3) Think of it like someone gave you 5 free cigarettes a day, maybe you weren’t even a smoker before, maybe you are one of those social ones who ask for them off smokers ona night out and rub everyone the wrong way. Well I’ve got bad news for you buddy, your free cigarettes have developed into a naughty, slutty little habit. You may ask for your friend’s generosity to yield but in a day or so you will get a bit jittery and jumpy, looking for the next cig, what’s this? Ah you’ve found yourself in the bossman getting a 30 gram of amber leaf and extra slim filters at 8:30 at night – rolling them in the way you like it.
Pret – coffee is also addictive, with your subscription you’re drinking it more than you ever have before. Want to get off this train – think again, you’re riding it all the way to java village and you’re not canceling the subscription even if you want to.

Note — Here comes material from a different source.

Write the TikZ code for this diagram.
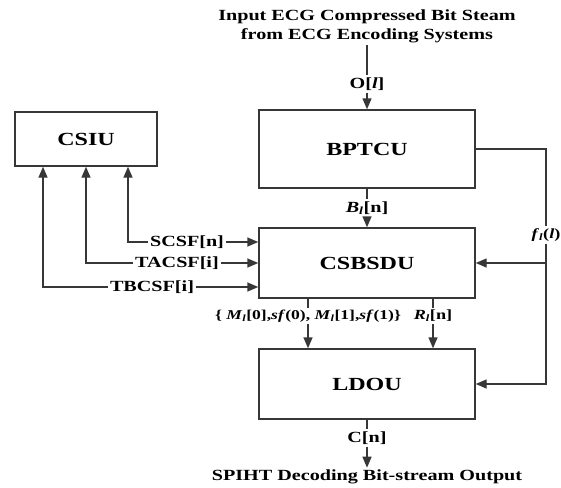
\documentclass[tikz,border=0pt]{standalone}
\usepackage{fontspec}
\setmainfont{Liberation Serif}[FakeStretch=1.3]
\usetikzlibrary{positioning,arrows.meta}
\definecolor{lineGray}{RGB}{55,55,55}
\newcommand{\SubL}[1]{\textit{#1}\textsubscript{\textit{l}}}
\tikzset{
  unitbox/.style={draw=lineGray,line width=1.4pt,fill=white,minimum width=216pt,minimum height=70pt,font=\bfseries\fontsize{18.5}{20}\selectfont},
  sig/.style={font=\bfseries\fontsize{15.5}{19}\selectfont,inner sep=2pt},
  wire/.style={draw=lineGray,line width=1.4pt},
  flow/.style={wire,-{Triangle[length=11pt,width=9pt]}}
}

\begin{document}
\begin{tikzpicture}[x=1pt,y=-1pt]
\useasboundingbox (0,0) rectangle (561,487);
\node[unitbox,minimum height=78pt] (bptcu) at (367,149) {BPTCU};
\node[unitbox] (csbsdu) at (367,263) {CSBSDU};
\node[unitbox] (ldou) at (367,384) {LDOU};
\node[unitbox,minimum width=142pt,minimum height=54pt] (csiu) at (86,139) {CSIU};
\node[sig,align=center] (intxt) at (367,26) {Input ECG Compressed Bit Steam\\from ECG Encoding Systems};
\node[sig] (outtxt) at (367,477) {SPIHT Decoding Bit-stream Output};

\node[sig] (olab) at (367,84) {O[\textit{l}]};
\draw[wire] (intxt) -- (olab);
\draw[flow] (olab) -- (bptcu);

\node[sig] (blab) at (367,208) {\SubL{B}[n]};
\draw[wire] (bptcu) -- (blab);
\draw[flow] (blab) -- (csbsdu);

\node[sig,font=\bfseries\fontsize{13.5}{16}\selectfont] (mlab) at (308,316) {\{ \SubL{M}[0],\textit{sf}(0), \SubL{M}[1],\textit{sf}(1)\}};
\draw[wire] (csbsdu.south -| mlab) -- (mlab);
\draw[flow] (mlab) -- (ldou.north -| mlab);
\node[sig,font=\bfseries\fontsize{14}{16}\selectfont] (rlab) at (433,316) {\SubL{R}[n]};
\draw[wire] (csbsdu.south -| rlab) -- (rlab);
\draw[flow] (rlab) -- (ldou.north -| rlab);

\node[sig] (clab) at (367,438) {C[n]};
\draw[wire] (ldou) -- (clab);
\draw[flow] (clab) -- (outtxt);

\coordinate (fbus) at (546,150);
\node[sig,font=\bfseries\fontsize{14}{16}\selectfont] (flab) at (546,235) {\SubL{f}(\textit{l})};
\draw[wire] (bptcu.east) -- (fbus |- bptcu.east) -- (flab);
\draw[flow] (flab) |- (ldou.east);
\draw[flow] (flab |- csbsdu.east) -- (csbsdu.east);

\node[sig] (scsf) at (187,242) {SCSF[n]};
\node[sig] (tacsf) at (177,263) {TACSF[i]};
\node[sig] (tbcsf) at (152,287) {TBCSF[i]};
\draw[flow] (scsf) -- (scsf -| csbsdu.west);
\draw[flow] (tacsf) -- (tacsf -| csbsdu.west);
\draw[flow] (tbcsf) -- (tbcsf -| csbsdu.west);
\draw[flow] (scsf) -| ([xshift=42pt]csiu.south);
\draw[flow] (tacsf) -| (csiu.south);
\draw[flow] (tbcsf) -| ([xshift=-43pt]csiu.south);
\end{tikzpicture}
\end{document}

4) Say you do push past the sweaty withdrawals of the numerous coffees a day and you don’t need the constant instant gratification of sucking on the maroon lid like a babe to a mother’s teat – you’ve canceled your subscription – funeral blues. You however will have somewhat of a hankering at least once a day for a coffee and guess where comes into your mind first – surprise!!! It’s the Pret goblin back again, my north, my south, my east, my west, my weekly work and my Sunday rest. Yet she is also my sleep paralysis demon, all hours of the day the desire for a pret hides in the depths until it’s time to rear its steamy bulbous head.
So there I am again, walking down Electric Avenue on my way to get a silly little pret, let airplanes circle moaning overhead scribbling on the sky the message ‘she’s a dickhead’.
You see – the subscription is not a money saver, Pret’s evil but we do love a bad boy. It’s hooked us, Pret has us all now!
Wake up sheeple, nothing in life is free except despair.